** START OF Data lines **
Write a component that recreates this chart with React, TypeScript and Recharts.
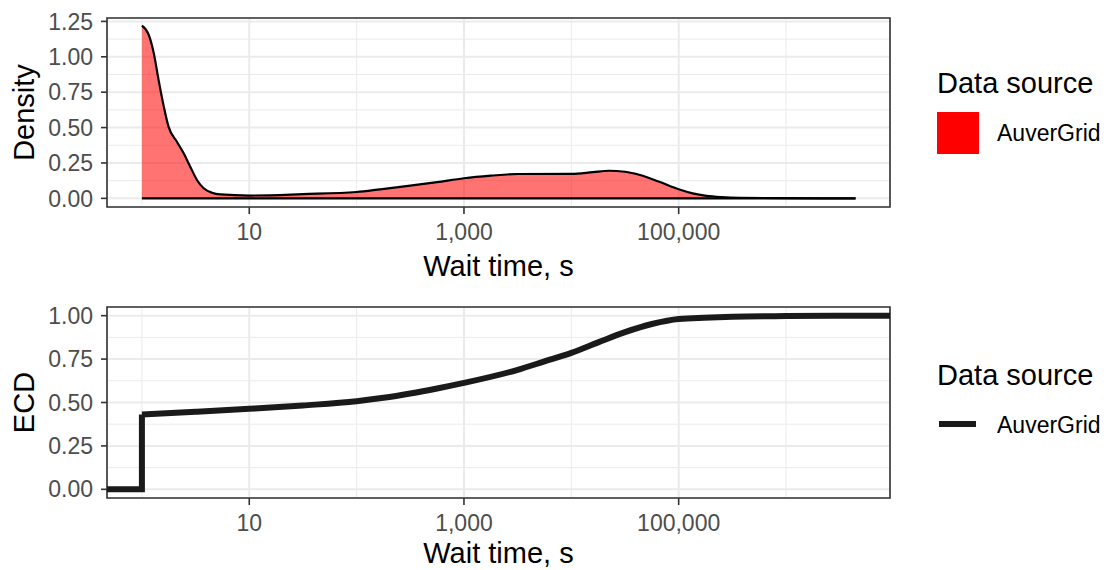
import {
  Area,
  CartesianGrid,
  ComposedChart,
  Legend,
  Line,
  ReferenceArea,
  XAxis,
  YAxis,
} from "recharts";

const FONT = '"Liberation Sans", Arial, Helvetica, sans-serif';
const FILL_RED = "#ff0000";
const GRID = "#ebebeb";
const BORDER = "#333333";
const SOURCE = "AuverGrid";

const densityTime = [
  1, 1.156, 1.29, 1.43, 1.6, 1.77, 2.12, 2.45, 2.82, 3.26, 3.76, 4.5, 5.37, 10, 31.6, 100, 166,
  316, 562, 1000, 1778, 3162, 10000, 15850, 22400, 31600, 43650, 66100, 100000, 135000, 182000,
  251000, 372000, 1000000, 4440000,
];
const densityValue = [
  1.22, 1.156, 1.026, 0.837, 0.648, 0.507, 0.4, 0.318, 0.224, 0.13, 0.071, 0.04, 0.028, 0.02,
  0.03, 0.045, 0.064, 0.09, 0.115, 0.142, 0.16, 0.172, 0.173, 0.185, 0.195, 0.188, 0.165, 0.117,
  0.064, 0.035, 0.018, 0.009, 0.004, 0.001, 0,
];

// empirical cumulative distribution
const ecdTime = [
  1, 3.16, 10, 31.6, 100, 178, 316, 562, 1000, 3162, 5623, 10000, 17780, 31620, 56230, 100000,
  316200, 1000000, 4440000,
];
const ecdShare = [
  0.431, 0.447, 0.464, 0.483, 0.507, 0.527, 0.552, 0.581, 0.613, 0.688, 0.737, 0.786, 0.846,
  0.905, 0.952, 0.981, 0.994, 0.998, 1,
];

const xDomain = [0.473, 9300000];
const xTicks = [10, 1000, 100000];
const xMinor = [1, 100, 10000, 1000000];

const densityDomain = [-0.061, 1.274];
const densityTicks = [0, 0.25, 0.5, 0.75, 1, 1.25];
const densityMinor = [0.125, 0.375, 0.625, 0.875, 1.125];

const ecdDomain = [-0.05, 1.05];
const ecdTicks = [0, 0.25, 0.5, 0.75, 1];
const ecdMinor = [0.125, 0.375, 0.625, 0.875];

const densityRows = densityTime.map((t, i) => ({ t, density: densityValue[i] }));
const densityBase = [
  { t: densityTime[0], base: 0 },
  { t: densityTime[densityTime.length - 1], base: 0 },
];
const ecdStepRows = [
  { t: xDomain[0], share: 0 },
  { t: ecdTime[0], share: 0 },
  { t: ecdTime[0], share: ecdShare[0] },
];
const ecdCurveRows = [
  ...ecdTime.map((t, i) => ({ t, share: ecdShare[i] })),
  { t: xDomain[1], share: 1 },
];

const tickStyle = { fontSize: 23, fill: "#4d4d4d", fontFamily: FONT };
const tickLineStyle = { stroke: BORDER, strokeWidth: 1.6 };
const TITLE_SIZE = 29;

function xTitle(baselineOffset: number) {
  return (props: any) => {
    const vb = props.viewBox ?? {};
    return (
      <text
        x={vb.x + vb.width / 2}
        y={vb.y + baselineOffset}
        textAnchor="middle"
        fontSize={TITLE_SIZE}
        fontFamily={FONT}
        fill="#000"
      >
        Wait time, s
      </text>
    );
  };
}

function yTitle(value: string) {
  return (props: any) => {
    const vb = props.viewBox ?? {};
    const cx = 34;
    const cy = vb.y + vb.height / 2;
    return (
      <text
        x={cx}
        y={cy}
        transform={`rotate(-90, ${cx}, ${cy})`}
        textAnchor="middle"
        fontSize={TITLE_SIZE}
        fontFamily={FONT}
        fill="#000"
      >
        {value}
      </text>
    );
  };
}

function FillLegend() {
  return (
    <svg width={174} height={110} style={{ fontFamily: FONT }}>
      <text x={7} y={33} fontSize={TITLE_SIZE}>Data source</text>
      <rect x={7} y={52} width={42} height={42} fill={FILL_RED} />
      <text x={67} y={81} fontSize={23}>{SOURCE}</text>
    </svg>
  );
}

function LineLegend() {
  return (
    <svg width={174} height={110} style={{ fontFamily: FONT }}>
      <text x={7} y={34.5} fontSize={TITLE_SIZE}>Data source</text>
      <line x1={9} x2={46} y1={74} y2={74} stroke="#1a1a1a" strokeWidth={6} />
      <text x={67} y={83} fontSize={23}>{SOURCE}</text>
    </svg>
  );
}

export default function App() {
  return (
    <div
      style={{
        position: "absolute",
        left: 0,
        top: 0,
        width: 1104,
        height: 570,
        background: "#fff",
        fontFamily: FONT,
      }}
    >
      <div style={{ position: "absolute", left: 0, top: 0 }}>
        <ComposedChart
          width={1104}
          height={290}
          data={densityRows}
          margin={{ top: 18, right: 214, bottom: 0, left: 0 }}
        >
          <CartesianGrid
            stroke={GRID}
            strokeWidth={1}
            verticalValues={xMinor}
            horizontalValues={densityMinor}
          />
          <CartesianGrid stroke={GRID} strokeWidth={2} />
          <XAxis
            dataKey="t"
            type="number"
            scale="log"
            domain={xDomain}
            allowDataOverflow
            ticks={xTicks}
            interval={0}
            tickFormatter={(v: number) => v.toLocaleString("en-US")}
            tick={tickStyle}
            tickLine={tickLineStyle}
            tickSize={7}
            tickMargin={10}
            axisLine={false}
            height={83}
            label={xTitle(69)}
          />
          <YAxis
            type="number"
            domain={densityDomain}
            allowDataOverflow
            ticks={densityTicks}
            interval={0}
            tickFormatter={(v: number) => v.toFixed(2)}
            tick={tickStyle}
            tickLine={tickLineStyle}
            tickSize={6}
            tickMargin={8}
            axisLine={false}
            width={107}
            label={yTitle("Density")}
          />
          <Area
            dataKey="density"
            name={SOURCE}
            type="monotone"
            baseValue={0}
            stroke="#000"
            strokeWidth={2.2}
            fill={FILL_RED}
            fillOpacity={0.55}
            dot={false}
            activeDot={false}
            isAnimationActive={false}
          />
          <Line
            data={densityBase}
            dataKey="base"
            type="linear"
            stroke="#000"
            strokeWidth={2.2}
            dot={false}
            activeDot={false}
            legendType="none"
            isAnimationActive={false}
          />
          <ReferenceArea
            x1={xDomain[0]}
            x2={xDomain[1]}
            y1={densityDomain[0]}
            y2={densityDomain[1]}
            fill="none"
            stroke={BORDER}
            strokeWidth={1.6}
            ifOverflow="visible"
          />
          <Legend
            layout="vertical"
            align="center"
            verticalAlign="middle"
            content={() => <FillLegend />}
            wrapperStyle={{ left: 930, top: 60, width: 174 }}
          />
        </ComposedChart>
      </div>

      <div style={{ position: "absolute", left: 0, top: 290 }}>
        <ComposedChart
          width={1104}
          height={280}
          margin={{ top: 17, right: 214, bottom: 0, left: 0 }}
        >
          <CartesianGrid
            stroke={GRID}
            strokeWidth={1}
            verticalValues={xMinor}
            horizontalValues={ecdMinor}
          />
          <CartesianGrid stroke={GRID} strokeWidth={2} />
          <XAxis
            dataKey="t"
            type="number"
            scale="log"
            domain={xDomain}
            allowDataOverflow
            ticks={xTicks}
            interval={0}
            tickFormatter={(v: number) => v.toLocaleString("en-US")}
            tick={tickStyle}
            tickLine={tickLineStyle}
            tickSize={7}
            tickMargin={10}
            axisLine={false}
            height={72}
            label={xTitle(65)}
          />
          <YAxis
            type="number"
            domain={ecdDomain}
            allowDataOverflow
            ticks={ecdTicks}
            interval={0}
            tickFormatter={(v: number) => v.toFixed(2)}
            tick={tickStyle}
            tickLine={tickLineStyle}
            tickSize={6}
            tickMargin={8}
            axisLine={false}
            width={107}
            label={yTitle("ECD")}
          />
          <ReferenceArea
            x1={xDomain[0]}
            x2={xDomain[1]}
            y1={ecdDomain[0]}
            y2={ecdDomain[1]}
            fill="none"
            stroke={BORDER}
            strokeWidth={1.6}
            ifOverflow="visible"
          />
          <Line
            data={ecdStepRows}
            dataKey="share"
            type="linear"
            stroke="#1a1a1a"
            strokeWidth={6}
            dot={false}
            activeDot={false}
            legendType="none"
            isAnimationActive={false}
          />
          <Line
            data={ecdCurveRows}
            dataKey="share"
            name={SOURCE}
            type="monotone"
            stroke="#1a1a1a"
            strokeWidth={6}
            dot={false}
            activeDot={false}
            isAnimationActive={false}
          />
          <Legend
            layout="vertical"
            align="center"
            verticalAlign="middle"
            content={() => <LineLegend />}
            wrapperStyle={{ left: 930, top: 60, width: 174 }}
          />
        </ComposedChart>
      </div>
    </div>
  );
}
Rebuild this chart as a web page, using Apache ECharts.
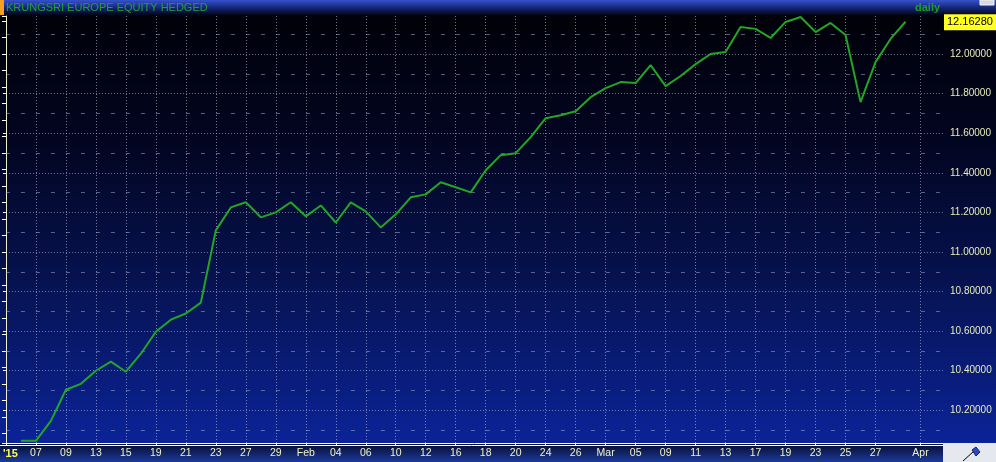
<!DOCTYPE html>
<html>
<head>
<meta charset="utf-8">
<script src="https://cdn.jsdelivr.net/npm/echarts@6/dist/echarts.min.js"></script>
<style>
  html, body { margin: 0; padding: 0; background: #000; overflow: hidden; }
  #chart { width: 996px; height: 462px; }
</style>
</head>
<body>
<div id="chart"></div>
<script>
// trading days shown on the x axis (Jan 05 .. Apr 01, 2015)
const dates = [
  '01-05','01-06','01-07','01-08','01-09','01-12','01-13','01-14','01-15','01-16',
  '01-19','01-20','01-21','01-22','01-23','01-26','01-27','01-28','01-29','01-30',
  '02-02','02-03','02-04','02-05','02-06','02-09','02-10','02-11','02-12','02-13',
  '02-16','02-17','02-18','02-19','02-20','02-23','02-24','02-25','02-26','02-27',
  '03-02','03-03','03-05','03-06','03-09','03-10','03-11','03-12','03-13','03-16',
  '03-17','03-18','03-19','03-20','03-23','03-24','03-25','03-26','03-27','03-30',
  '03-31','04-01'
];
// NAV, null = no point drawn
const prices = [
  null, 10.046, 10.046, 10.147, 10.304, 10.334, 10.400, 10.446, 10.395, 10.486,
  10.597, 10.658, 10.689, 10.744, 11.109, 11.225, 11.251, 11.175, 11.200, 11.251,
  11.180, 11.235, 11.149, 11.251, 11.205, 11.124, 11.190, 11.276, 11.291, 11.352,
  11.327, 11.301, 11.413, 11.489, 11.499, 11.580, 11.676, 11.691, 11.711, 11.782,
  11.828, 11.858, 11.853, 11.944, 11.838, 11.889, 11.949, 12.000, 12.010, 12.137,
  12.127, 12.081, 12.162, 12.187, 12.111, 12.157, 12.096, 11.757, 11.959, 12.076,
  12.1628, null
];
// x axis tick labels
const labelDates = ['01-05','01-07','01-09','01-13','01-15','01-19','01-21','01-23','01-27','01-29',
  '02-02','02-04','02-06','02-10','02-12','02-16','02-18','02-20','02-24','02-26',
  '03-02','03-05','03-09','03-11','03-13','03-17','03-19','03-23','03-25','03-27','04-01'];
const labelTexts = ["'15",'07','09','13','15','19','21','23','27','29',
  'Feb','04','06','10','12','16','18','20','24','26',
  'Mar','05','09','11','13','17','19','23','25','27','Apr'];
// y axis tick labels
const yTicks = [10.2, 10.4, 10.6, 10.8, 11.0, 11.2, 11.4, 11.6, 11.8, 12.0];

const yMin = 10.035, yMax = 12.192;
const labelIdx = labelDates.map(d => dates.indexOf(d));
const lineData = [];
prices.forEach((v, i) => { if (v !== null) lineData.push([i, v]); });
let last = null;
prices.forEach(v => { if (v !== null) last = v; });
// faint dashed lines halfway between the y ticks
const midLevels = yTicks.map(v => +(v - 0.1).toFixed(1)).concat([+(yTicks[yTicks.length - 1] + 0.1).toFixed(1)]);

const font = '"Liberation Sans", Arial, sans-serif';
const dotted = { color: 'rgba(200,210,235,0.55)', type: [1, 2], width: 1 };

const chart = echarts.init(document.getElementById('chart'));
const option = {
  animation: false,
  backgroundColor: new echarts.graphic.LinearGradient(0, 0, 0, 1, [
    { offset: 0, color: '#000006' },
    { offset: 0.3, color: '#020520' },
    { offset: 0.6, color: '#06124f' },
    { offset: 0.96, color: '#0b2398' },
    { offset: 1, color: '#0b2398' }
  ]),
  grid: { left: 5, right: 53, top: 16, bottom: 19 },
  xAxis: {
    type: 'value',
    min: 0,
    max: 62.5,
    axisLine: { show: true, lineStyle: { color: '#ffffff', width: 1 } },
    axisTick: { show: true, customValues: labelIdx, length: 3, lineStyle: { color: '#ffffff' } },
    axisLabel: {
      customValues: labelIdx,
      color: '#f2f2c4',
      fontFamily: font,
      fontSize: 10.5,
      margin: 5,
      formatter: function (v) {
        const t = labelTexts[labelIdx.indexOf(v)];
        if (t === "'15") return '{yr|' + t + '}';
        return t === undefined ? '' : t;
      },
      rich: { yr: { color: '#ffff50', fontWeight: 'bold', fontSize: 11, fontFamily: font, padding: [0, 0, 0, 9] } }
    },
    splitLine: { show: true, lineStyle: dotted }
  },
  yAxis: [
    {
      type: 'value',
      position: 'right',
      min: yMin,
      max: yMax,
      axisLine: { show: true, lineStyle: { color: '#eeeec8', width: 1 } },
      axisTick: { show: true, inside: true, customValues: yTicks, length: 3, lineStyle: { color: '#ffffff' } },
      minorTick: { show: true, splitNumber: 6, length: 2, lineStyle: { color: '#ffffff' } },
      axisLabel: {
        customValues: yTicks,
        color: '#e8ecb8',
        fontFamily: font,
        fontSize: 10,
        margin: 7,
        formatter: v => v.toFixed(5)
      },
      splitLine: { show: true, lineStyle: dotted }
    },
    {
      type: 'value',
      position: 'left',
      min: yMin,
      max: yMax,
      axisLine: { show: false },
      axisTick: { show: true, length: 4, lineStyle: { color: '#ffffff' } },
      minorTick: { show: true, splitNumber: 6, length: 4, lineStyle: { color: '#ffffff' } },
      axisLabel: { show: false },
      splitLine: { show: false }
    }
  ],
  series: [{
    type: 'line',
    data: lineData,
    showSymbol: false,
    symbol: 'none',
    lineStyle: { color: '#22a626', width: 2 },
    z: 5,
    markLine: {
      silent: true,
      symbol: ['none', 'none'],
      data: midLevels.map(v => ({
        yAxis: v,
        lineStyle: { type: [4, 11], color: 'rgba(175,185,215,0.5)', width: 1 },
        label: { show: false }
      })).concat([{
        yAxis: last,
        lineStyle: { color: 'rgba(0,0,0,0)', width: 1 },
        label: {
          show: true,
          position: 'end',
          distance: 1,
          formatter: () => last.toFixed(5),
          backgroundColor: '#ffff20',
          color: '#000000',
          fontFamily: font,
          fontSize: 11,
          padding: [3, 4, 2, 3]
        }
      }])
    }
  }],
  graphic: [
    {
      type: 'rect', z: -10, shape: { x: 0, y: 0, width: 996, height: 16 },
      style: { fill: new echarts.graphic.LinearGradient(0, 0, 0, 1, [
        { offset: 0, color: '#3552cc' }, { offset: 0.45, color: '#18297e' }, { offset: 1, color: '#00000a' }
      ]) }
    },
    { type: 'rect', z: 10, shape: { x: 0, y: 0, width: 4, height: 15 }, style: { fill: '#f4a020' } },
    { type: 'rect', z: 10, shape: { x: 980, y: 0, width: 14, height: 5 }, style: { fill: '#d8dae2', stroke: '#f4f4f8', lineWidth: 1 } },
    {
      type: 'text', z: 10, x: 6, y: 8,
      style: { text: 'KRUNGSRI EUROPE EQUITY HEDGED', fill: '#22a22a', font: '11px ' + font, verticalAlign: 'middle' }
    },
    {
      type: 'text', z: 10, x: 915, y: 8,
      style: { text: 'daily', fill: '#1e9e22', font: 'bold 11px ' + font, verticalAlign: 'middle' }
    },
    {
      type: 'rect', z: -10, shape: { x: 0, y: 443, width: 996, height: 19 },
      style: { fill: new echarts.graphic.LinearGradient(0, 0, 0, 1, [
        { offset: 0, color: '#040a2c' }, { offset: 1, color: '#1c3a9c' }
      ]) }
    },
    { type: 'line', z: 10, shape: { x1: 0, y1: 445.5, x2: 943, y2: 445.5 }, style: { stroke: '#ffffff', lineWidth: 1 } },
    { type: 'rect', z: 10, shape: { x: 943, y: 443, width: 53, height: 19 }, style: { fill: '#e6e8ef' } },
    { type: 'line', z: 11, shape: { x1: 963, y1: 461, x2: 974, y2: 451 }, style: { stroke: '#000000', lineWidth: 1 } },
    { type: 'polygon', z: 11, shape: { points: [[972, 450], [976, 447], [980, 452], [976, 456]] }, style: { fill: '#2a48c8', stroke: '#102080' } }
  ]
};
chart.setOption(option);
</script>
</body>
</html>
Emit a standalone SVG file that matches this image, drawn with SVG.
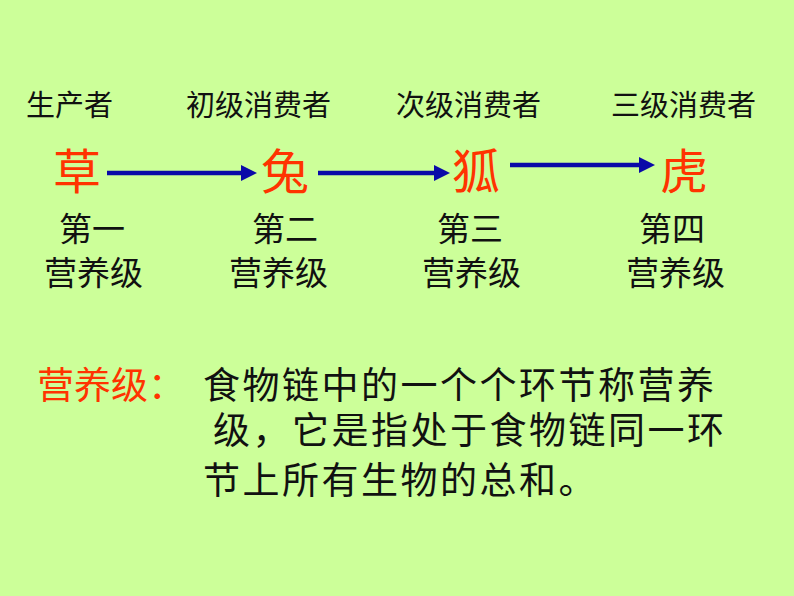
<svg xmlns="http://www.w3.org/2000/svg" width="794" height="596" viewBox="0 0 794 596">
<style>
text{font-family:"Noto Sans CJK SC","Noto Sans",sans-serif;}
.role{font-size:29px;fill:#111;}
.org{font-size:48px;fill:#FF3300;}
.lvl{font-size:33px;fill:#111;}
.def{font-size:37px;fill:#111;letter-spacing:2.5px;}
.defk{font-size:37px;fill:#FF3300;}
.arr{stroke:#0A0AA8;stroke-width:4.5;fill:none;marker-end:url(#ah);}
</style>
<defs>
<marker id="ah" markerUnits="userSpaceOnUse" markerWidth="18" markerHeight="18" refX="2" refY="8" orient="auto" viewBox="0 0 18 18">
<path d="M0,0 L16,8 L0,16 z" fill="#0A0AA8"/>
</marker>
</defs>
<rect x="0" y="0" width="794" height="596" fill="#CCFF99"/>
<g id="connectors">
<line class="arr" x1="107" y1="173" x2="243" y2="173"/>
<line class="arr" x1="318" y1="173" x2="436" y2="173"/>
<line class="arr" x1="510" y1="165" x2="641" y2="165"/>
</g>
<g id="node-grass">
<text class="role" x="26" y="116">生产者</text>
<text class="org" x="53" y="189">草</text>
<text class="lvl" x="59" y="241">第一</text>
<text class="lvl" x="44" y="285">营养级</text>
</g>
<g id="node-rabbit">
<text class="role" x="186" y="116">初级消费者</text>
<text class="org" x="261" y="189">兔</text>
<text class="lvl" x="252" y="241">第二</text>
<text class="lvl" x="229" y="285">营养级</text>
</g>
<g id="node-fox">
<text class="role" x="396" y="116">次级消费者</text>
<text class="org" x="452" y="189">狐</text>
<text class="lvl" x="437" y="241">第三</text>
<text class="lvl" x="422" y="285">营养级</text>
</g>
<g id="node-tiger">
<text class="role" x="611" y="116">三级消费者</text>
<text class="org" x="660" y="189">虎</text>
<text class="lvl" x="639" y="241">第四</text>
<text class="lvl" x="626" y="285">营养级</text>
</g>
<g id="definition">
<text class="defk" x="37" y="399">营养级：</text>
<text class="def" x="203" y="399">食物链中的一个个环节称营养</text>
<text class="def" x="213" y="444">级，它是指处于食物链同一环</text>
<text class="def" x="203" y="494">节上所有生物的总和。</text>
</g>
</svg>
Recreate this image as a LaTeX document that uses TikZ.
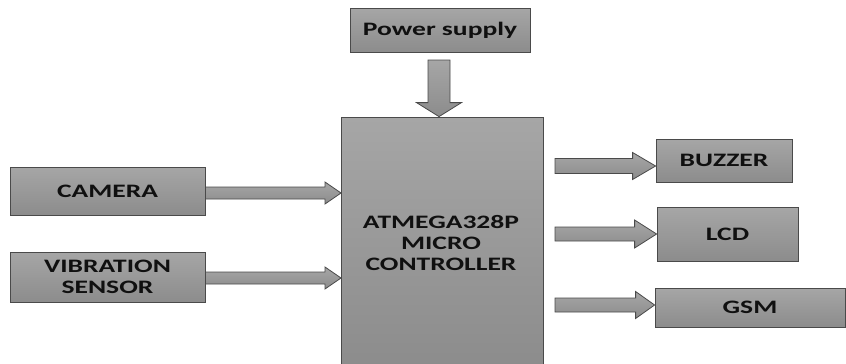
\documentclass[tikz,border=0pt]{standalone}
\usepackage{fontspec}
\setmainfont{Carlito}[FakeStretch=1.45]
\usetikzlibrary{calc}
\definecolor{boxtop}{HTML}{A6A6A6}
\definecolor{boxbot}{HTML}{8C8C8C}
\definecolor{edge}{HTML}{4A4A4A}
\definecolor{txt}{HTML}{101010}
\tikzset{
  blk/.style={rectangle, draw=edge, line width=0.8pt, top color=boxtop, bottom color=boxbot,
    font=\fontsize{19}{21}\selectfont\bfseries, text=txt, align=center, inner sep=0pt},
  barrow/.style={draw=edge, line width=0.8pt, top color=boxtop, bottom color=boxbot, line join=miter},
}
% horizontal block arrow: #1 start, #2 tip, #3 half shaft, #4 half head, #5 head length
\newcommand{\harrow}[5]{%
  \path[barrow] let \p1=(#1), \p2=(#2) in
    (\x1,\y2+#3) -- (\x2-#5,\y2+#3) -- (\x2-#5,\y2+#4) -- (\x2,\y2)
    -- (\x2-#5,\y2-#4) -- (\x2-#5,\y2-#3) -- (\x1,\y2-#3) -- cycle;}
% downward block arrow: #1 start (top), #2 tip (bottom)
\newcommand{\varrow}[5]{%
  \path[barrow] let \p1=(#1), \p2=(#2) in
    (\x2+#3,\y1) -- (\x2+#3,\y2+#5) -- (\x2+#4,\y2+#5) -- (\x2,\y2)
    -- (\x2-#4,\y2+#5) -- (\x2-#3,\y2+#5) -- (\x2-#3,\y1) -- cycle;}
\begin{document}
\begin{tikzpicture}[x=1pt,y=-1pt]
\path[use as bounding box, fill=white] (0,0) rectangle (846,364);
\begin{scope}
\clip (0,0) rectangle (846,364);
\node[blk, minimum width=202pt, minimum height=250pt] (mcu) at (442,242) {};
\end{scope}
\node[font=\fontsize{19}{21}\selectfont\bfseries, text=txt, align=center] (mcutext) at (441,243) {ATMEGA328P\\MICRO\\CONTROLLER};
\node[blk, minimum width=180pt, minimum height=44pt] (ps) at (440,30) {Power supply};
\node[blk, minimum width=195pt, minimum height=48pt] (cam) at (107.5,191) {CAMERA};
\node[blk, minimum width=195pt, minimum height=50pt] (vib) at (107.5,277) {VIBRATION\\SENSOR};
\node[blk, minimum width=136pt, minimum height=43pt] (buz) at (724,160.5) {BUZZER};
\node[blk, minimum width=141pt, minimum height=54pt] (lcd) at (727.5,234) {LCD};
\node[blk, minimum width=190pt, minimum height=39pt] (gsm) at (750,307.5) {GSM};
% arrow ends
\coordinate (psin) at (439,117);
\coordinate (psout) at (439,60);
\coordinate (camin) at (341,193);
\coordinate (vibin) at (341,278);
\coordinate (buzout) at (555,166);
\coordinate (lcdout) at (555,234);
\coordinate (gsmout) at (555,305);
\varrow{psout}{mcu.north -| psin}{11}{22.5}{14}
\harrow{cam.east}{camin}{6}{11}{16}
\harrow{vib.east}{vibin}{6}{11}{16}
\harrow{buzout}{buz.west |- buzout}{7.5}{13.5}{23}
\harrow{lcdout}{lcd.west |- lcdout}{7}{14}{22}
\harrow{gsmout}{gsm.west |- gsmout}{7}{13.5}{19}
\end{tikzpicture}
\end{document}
** END OF Data lines **
## Job
Write out exactly the lines between the start of the data and the line with "const ecdMinor = [0.125, 0.375, 0.625, 0.875];", including both, but none of the pictures.

## Correct output
Write a component that recreates this chart with React, TypeScript and Recharts.
import {
  Area,
  CartesianGrid,
  ComposedChart,
  Legend,
  Line,
  ReferenceArea,
  XAxis,
  YAxis,
} from "recharts";

const FONT = '"Liberation Sans", Arial, Helvetica, sans-serif';
const FILL_RED = "#ff0000";
const GRID = "#ebebeb";
const BORDER = "#333333";
const SOURCE = "AuverGrid";

const densityTime = [
  1, 1.156, 1.29, 1.43, 1.6, 1.77, 2.12, 2.45, 2.82, 3.26, 3.76, 4.5, 5.37, 10, 31.6, 100, 166,
  316, 562, 1000, 1778, 3162, 10000, 15850, 22400, 31600, 43650, 66100, 100000, 135000, 182000,
  251000, 372000, 1000000, 4440000,
];
const densityValue = [
  1.22, 1.156, 1.026, 0.837, 0.648, 0.507, 0.4, 0.318, 0.224, 0.13, 0.071, 0.04, 0.028, 0.02,
  0.03, 0.045, 0.064, 0.09, 0.115, 0.142, 0.16, 0.172, 0.173, 0.185, 0.195, 0.188, 0.165, 0.117,
  0.064, 0.035, 0.018, 0.009, 0.004, 0.001, 0,
];

// empirical cumulative distribution
const ecdTime = [
  1, 3.16, 10, 31.6, 100, 178, 316, 562, 1000, 3162, 5623, 10000, 17780, 31620, 56230, 100000,
  316200, 1000000, 4440000,
];
const ecdShare = [
  0.431, 0.447, 0.464, 0.483, 0.507, 0.527, 0.552, 0.581, 0.613, 0.688, 0.737, 0.786, 0.846,
  0.905, 0.952, 0.981, 0.994, 0.998, 1,
];

const xDomain = [0.473, 9300000];
const xTicks = [10, 1000, 100000];
const xMinor = [1, 100, 10000, 1000000];

const densityDomain = [-0.061, 1.274];
const densityTicks = [0, 0.25, 0.5, 0.75, 1, 1.25];
const densityMinor = [0.125, 0.375, 0.625, 0.875, 1.125];

const ecdDomain = [-0.05, 1.05];
const ecdTicks = [0, 0.25, 0.5, 0.75, 1];
const ecdMinor = [0.125, 0.375, 0.625, 0.875];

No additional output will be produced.